The key is not to make rash decisions — especially if a share price plummets, because you might well miss out if or when it recovers.
Russ Mould, investment director at AJ Bell, says investors should work out why a stock or index has fallen — and then decide if they should cut their losses and sell.
He adds: ‘Selling after a price plunge can sometimes be the worst thing that you can do. It crystallises the loss and gives you no chance of getting your money back on that investment.’
WHAT DOES IT COST?
Investment platforms charge an annual fee. This is usually less than 0.5 per cent of your portfolio.
You will also be charged every time you buy or sell shares, or buy into a fund or investment trust.
If you invest in a fund, you will also have to pay a fund fee. If it is run by a manager, this will usually be higher than the cost of a tracker fund, which can charge as little as 0.1 per cent, but managers can take around 1 per cent.

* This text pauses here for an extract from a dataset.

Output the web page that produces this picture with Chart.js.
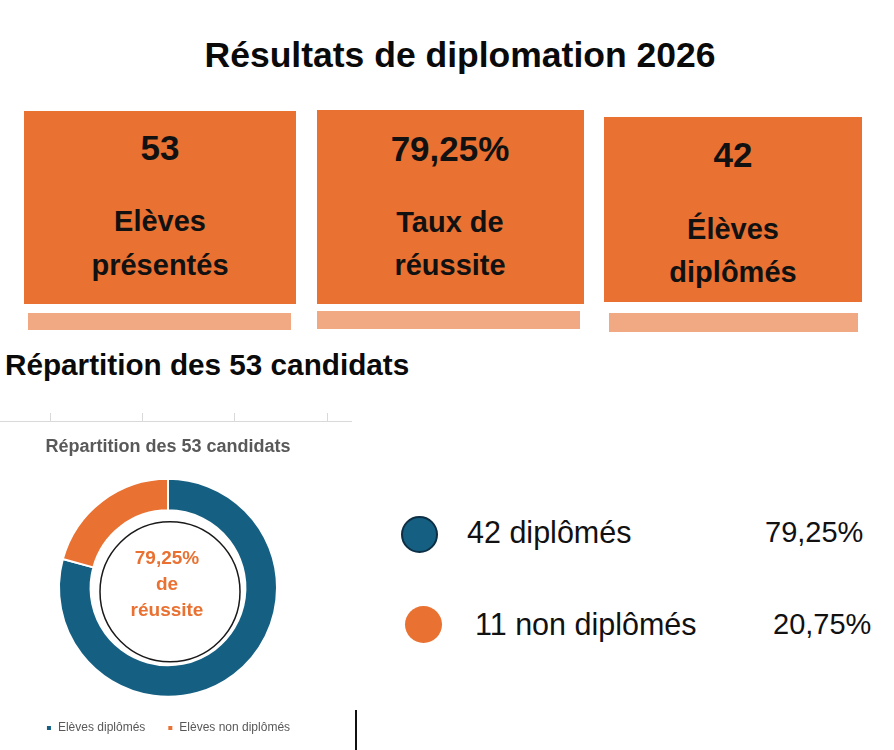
<!DOCTYPE html>
<html>
<head>
<meta charset="utf-8">
<script src="https://cdn.jsdelivr.net/npm/chart.js@4.4.1/dist/chart.umd.min.js"></script>
<style>
  html, body { margin:0; padding:0; background:#fff; width:894px; height:750px; overflow:hidden;
    font-family:"Liberation Sans", Arial, Helvetica, sans-serif; }
  .abs { position:absolute; }
  .t { position:absolute; line-height:1; white-space:nowrap; }
  .c { transform:translateX(-50%); }
  .box { position:absolute; background:#E97132; }
  .bar { position:absolute; background:#F1A983; }
  #chartWrap { position:absolute; left:0; top:425px; width:336px; height:325px; }
</style>
</head>
<body>
<script>
// ---------- data ----------
const pageTitle = 'Résultats de diplomation 2026';
const sectionTitle = 'Répartition des 53 candidats';
const kpiValues = ['53', '79,25%', '42'];
const kpiLabels = [['Elèves', 'présentés'], ['Taux de', 'réussite'], ['Élèves', 'diplômés']];
const categories = ['Elèves diplômés', 'Elèves non diplômés'];
const counts = [42, 11];
const sideLabels = ['42 diplômés', '11 non diplômés'];
const pctLabels = ['79,25%', '20,75%'];
const centerLines = ['79,25%', 'de', 'réussite'];
const seriesColors = ['#156082', '#E97132'];

// ---------- layout helpers (positions only) ----------
function addText(txt, x, top, size, opts) {
  const d = document.createElement('div');
  d.className = 't' + (opts.center ? ' c' : '');
  d.textContent = txt;
  d.style.left = x + 'px';
  d.style.top = top + 'px';
  d.style.fontSize = size + 'px';
  d.style.fontWeight = opts.bold ? 'bold' : 'normal';
  d.style.color = opts.color || '#000';
  document.body.appendChild(d);
}
function addRect(cls, x, y, w, h, extra) {
  const d = document.createElement('div');
  d.className = cls;
  d.style.left = x + 'px'; d.style.top = y + 'px';
  d.style.width = w + 'px'; d.style.height = h + 'px';
  if (extra) Object.assign(d.style, extra);
  document.body.appendChild(d);
  return d;
}

// title
addText(pageTitle, 460, 68 - 0.8465 * 35.5, 35.5, {bold:true, center:true, color:'#0a0a0a'});

// KPI cards
const boxes = [
  {x:24, y:111, w:272, h:193, cx:160, b:[160, 232, 276], bar:[28, 313, 263, 17]},
  {x:317, y:110, w:267, h:194, cx:450, b:[161, 233, 276], bar:[317, 311, 263, 18]},
  {x:604, y:117, w:258, h:185, cx:733, b:[167, 240, 283], bar:[609, 313, 249, 19]}
];
boxes.forEach((bx, i) => {
  addRect('box', bx.x, bx.y, bx.w, bx.h);
  addRect('bar', bx.bar[0], bx.bar[1], bx.bar[2], bx.bar[3]);
  addText(kpiValues[i], bx.cx, bx.b[0] - 0.8465 * 35, 35, {bold:true, center:true, color:'#111'});
  addText(kpiLabels[i][0], bx.cx, bx.b[1] - 0.8465 * 29, 29, {bold:true, center:true, color:'#111'});
  addText(kpiLabels[i][1], bx.cx, bx.b[2] - 0.8465 * 29, 29, {bold:true, center:true, color:'#111'});
});

// section title
addText(sectionTitle, 5, 375 - 0.8465 * 29.7, 29.7, {bold:true, color:'#0a0a0a'});

// decorative rule above the chart card
addRect('abs', 0, 421, 352, 1, {background:'#d9d9d9'});
[50, 142, 234, 327].forEach(x => addRect('abs', x, 413, 1, 8, {background:'#d9d9d9'}));
// vertical black line at bottom
addRect('abs', 355, 710, 2, 40, {background:'#111'});

// right-hand legend
const sideRows = [
  {cx:419, cy:534, tx:467, px:765, base:543, border:'2px solid #0c2f45'},
  {cx:423, cy:624, tx:475, px:773, base:635, border:'none'}
];
sideRows.forEach((r, i) => {
  const rad = 18.5;
  addRect('abs', r.cx - rad, r.cy - rad, rad * 2, rad * 2,
    {background:seriesColors[i], borderRadius:'50%', border:r.border, boxSizing:'border-box'});
  addText(sideLabels[i], r.tx, r.base - 0.8465 * 30.5, 30.5, {color:'#111'});
  addText(pctLabels[i], r.px, r.base - 0.8465 * 29, 29, {color:'#111'});
});

// ---------- doughnut chart ----------
const wrap = document.createElement('div');
wrap.id = 'chartWrap';
const cv = document.createElement('canvas');
wrap.appendChild(cv);
document.body.appendChild(wrap);

const centerPlugin = {
  id: 'centerDecor',
  afterDatasetsDraw(chart) {
    const arc = chart.getDatasetMeta(0).data[0];
    if (!arc) return;
    const ctx = chart.ctx;
    const cx = arc.x, cy = arc.y;
    ctx.save();
    ctx.beginPath();
    ctx.arc(cx + 2, cy + 4, 70, 0, Math.PI * 2);
    ctx.lineWidth = 1.5;
    ctx.strokeStyle = '#1a1a1a';
    ctx.stroke();
    ctx.fillStyle = '#E97132';
    ctx.font = 'bold 19px "Liberation Sans", Arial, sans-serif';
    ctx.textAlign = 'center';
    ctx.textBaseline = 'middle';
    const offs = [-29, -3, 23];
    centerLines.forEach((l, i) => ctx.fillText(l, cx - 1, cy + offs[i]));
    ctx.restore();
  }
};

new Chart(cv, {
  type: 'doughnut',
  data: {
    labels: categories,
    datasets: [{
      data: counts,
      backgroundColor: seriesColors,
      borderColor: '#ffffff',
      borderWidth: 2,
      hoverOffset: 0
    }]
  },
  options: {
    responsive: true,
    maintainAspectRatio: false,
    animation: false,
    radius: 109,
    cutout: 79,
    layout: { padding: { bottom: 6 } },
    plugins: {
      tooltip: { enabled: false },
      title: {
        display: true,
        text: sectionTitle,
        color: '#595959',
        font: { family: '"Liberation Sans", Arial, sans-serif', size: 18, weight: 'bold' },
        padding: { top: 11, bottom: 18 }
      },
      legend: {
        display: true,
        position: 'bottom',
        labels: {
          color: '#595959',
          boxWidth: 6,
          boxHeight: 6,
          padding: 22,
          font: { family: '"Liberation Sans", Arial, sans-serif', size: 12 }
        }
      }
    }
  },
  plugins: [centerPlugin]
});
</script>
</body>
</html>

You could also face a charge if you move your money out of a fund. This can cost around £25 per fund.
Fees bite into returns, so it’s important to shop around and know what you are signing up to.
Website boringmoney.co.uk is a useful tool for comparing charges by investment platforms, while This is Money’s long-running comprehensive round-up of the best and cheapest DIY investing platforms can help you understand which is right for you.